>> begin Rows

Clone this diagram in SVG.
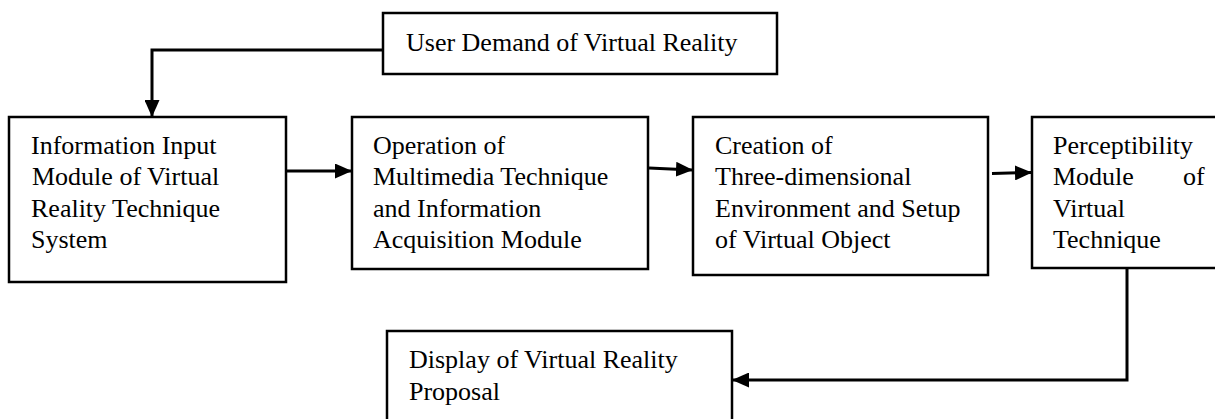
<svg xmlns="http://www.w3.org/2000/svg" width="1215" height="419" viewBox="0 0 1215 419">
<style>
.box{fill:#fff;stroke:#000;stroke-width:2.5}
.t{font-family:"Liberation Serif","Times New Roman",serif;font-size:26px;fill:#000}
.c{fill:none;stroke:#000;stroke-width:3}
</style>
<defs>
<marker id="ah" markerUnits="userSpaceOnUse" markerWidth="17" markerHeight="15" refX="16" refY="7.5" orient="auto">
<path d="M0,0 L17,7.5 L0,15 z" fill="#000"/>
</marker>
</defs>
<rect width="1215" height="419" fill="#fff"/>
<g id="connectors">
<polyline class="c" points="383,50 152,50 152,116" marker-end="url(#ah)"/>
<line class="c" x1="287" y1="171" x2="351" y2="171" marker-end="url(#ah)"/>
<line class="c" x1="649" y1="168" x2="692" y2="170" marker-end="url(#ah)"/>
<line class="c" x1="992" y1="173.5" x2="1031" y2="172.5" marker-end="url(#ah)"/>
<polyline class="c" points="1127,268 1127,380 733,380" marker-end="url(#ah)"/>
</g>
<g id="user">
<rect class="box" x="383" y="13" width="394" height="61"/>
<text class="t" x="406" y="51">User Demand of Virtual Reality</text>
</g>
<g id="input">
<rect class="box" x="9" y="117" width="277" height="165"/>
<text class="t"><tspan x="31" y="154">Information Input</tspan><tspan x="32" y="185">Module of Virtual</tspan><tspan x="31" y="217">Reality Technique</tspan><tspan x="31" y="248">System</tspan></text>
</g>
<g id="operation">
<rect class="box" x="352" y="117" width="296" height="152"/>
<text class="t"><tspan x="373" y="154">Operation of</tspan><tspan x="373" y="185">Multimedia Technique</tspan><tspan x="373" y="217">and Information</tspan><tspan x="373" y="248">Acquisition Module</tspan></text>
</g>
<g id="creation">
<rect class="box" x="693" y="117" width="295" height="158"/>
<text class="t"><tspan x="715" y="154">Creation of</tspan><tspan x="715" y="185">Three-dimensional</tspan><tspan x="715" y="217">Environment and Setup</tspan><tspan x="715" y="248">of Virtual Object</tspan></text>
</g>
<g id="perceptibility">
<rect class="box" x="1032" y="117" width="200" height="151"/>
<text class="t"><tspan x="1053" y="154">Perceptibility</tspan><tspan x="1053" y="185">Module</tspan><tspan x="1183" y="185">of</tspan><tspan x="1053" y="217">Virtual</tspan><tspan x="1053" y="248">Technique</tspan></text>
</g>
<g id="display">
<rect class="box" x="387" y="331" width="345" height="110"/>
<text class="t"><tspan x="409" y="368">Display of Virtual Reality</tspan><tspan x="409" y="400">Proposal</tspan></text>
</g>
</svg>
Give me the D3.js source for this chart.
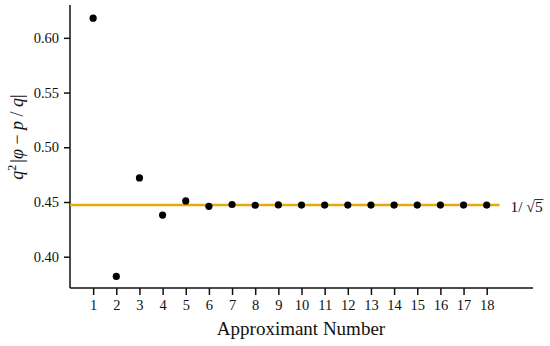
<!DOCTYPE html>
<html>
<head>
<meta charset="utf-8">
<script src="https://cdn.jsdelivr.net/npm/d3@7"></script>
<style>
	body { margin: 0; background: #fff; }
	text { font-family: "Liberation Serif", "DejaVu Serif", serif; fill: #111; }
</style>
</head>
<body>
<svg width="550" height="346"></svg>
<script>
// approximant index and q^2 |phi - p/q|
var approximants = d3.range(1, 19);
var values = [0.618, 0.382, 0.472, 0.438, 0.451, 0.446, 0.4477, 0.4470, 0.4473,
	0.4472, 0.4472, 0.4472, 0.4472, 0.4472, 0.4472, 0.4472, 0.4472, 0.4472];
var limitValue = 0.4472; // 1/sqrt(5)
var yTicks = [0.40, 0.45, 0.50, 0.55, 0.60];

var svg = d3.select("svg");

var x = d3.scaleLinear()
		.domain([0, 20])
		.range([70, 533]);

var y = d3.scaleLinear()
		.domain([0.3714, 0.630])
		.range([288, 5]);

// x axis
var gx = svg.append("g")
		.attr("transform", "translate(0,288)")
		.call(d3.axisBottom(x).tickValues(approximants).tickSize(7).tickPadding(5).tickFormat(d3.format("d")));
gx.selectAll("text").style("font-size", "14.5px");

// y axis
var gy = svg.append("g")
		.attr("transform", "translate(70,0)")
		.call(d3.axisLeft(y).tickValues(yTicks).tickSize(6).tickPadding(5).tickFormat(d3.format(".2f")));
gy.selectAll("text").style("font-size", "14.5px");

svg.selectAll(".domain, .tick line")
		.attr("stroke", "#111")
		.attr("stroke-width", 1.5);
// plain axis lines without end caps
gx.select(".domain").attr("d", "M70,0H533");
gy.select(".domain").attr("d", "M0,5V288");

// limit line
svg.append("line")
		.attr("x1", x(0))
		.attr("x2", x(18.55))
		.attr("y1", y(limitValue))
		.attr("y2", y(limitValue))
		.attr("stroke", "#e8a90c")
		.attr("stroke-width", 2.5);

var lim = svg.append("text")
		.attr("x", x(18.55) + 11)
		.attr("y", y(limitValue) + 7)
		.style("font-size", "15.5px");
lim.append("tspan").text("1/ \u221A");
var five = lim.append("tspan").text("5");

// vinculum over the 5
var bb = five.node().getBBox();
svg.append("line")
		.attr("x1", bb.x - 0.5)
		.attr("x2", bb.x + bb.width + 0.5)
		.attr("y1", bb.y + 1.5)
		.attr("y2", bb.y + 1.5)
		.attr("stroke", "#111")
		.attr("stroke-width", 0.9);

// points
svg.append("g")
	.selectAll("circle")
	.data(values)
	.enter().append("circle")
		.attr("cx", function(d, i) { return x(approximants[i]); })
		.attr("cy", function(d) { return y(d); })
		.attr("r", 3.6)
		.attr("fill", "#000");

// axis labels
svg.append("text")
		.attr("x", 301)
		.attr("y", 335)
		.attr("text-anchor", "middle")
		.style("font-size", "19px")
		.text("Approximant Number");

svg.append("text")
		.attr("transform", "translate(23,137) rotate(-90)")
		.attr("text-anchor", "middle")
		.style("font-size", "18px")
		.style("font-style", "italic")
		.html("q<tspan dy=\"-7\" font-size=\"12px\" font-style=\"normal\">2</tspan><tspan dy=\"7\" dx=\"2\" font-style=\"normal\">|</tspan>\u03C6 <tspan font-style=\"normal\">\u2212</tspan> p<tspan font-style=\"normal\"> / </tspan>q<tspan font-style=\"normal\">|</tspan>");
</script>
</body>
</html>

>> end Rows

▶ **What is being asked**: Repeat the records above verbatim, with no pictures in the result.

▶ **Full answer**:
Clone this diagram in SVG.
<svg xmlns="http://www.w3.org/2000/svg" width="1215" height="419" viewBox="0 0 1215 419">
<style>
.box{fill:#fff;stroke:#000;stroke-width:2.5}
.t{font-family:"Liberation Serif","Times New Roman",serif;font-size:26px;fill:#000}
.c{fill:none;stroke:#000;stroke-width:3}
</style>
<defs>
<marker id="ah" markerUnits="userSpaceOnUse" markerWidth="17" markerHeight="15" refX="16" refY="7.5" orient="auto">
<path d="M0,0 L17,7.5 L0,15 z" fill="#000"/>
</marker>
</defs>
<rect width="1215" height="419" fill="#fff"/>
<g id="connectors">
<polyline class="c" points="383,50 152,50 152,116" marker-end="url(#ah)"/>
<line class="c" x1="287" y1="171" x2="351" y2="171" marker-end="url(#ah)"/>
<line class="c" x1="649" y1="168" x2="692" y2="170" marker-end="url(#ah)"/>
<line class="c" x1="992" y1="173.5" x2="1031" y2="172.5" marker-end="url(#ah)"/>
<polyline class="c" points="1127,268 1127,380 733,380" marker-end="url(#ah)"/>
</g>
<g id="user">
<rect class="box" x="383" y="13" width="394" height="61"/>
<text class="t" x="406" y="51">User Demand of Virtual Reality</text>
</g>
<g id="input">
<rect class="box" x="9" y="117" width="277" height="165"/>
<text class="t"><tspan x="31" y="154">Information Input</tspan><tspan x="32" y="185">Module of Virtual</tspan><tspan x="31" y="217">Reality Technique</tspan><tspan x="31" y="248">System</tspan></text>
</g>
<g id="operation">
<rect class="box" x="352" y="117" width="296" height="152"/>
<text class="t"><tspan x="373" y="154">Operation of</tspan><tspan x="373" y="185">Multimedia Technique</tspan><tspan x="373" y="217">and Information</tspan><tspan x="373" y="248">Acquisition Module</tspan></text>
</g>
<g id="creation">
<rect class="box" x="693" y="117" width="295" height="158"/>
<text class="t"><tspan x="715" y="154">Creation of</tspan><tspan x="715" y="185">Three-dimensional</tspan><tspan x="715" y="217">Environment and Setup</tspan><tspan x="715" y="248">of Virtual Object</tspan></text>
</g>
<g id="perceptibility">
<rect class="box" x="1032" y="117" width="200" height="151"/>
<text class="t"><tspan x="1053" y="154">Perceptibility</tspan><tspan x="1053" y="185">Module</tspan><tspan x="1183" y="185">of</tspan><tspan x="1053" y="217">Virtual</tspan><tspan x="1053" y="248">Technique</tspan></text>
</g>
<g id="display">
<rect class="box" x="387" y="331" width="345" height="110"/>
<text class="t"><tspan x="409" y="368">Display of Virtual Reality</tspan><tspan x="409" y="400">Proposal</tspan></text>
</g>
</svg>
Give me the D3.js source for this chart.
<!DOCTYPE html>
<html>
<head>
<meta charset="utf-8">
<script src="https://cdn.jsdelivr.net/npm/d3@7"></script>
<style>
	body { margin: 0; background: #fff; }
	text { font-family: "Liberation Serif", "DejaVu Serif", serif; fill: #111; }
</style>
</head>
<body>
<svg width="550" height="346"></svg>
<script>
// approximant index and q^2 |phi - p/q|
var approximants = d3.range(1, 19);
var values = [0.618, 0.382, 0.472, 0.438, 0.451, 0.446, 0.4477, 0.4470, 0.4473,
	0.4472, 0.4472, 0.4472, 0.4472, 0.4472, 0.4472, 0.4472, 0.4472, 0.4472];
var limitValue = 0.4472; // 1/sqrt(5)
var yTicks = [0.40, 0.45, 0.50, 0.55, 0.60];

var svg = d3.select("svg");

var x = d3.scaleLinear()
		.domain([0, 20])
		.range([70, 533]);

var y = d3.scaleLinear()
		.domain([0.3714, 0.630])
		.range([288, 5]);

// x axis
var gx = svg.append("g")
		.attr("transform", "translate(0,288)")
		.call(d3.axisBottom(x).tickValues(approximants).tickSize(7).tickPadding(5).tickFormat(d3.format("d")));
gx.selectAll("text").style("font-size", "14.5px");

// y axis
var gy = svg.append("g")
		.attr("transform", "translate(70,0)")
		.call(d3.axisLeft(y).tickValues(yTicks).tickSize(6).tickPadding(5).tickFormat(d3.format(".2f")));
gy.selectAll("text").style("font-size", "14.5px");

svg.selectAll(".domain, .tick line")
		.attr("stroke", "#111")
		.attr("stroke-width", 1.5);
// plain axis lines without end caps
gx.select(".domain").attr("d", "M70,0H533");
gy.select(".domain").attr("d", "M0,5V288");

// limit line
svg.append("line")
		.attr("x1", x(0))
		.attr("x2", x(18.55))
		.attr("y1", y(limitValue))
		.attr("y2", y(limitValue))
		.attr("stroke", "#e8a90c")
		.attr("stroke-width", 2.5);

var lim = svg.append("text")
		.attr("x", x(18.55) + 11)
		.attr("y", y(limitValue) + 7)
		.style("font-size", "15.5px");
lim.append("tspan").text("1/ \u221A");
var five = lim.append("tspan").text("5");

// vinculum over the 5
var bb = five.node().getBBox();
svg.append("line")
		.attr("x1", bb.x - 0.5)
		.attr("x2", bb.x + bb.width + 0.5)
		.attr("y1", bb.y + 1.5)
		.attr("y2", bb.y + 1.5)
		.attr("stroke", "#111")
		.attr("stroke-width", 0.9);

// points
svg.append("g")
	.selectAll("circle")
	.data(values)
	.enter().append("circle")
		.attr("cx", function(d, i) { return x(approximants[i]); })
		.attr("cy", function(d) { return y(d); })
		.attr("r", 3.6)
		.attr("fill", "#000");

// axis labels
svg.append("text")
		.attr("x", 301)
		.attr("y", 335)
		.attr("text-anchor", "middle")
		.style("font-size", "19px")
		.text("Approximant Number");

svg.append("text")
		.attr("transform", "translate(23,137) rotate(-90)")
		.attr("text-anchor", "middle")
		.style("font-size", "18px")
		.style("font-style", "italic")
		.html("q<tspan dy=\"-7\" font-size=\"12px\" font-style=\"normal\">2</tspan><tspan dy=\"7\" dx=\"2\" font-style=\"normal\">|</tspan>\u03C6 <tspan font-style=\"normal\">\u2212</tspan> p<tspan font-style=\"normal\"> / </tspan>q<tspan font-style=\"normal\">|</tspan>");
</script>
</body>
</html>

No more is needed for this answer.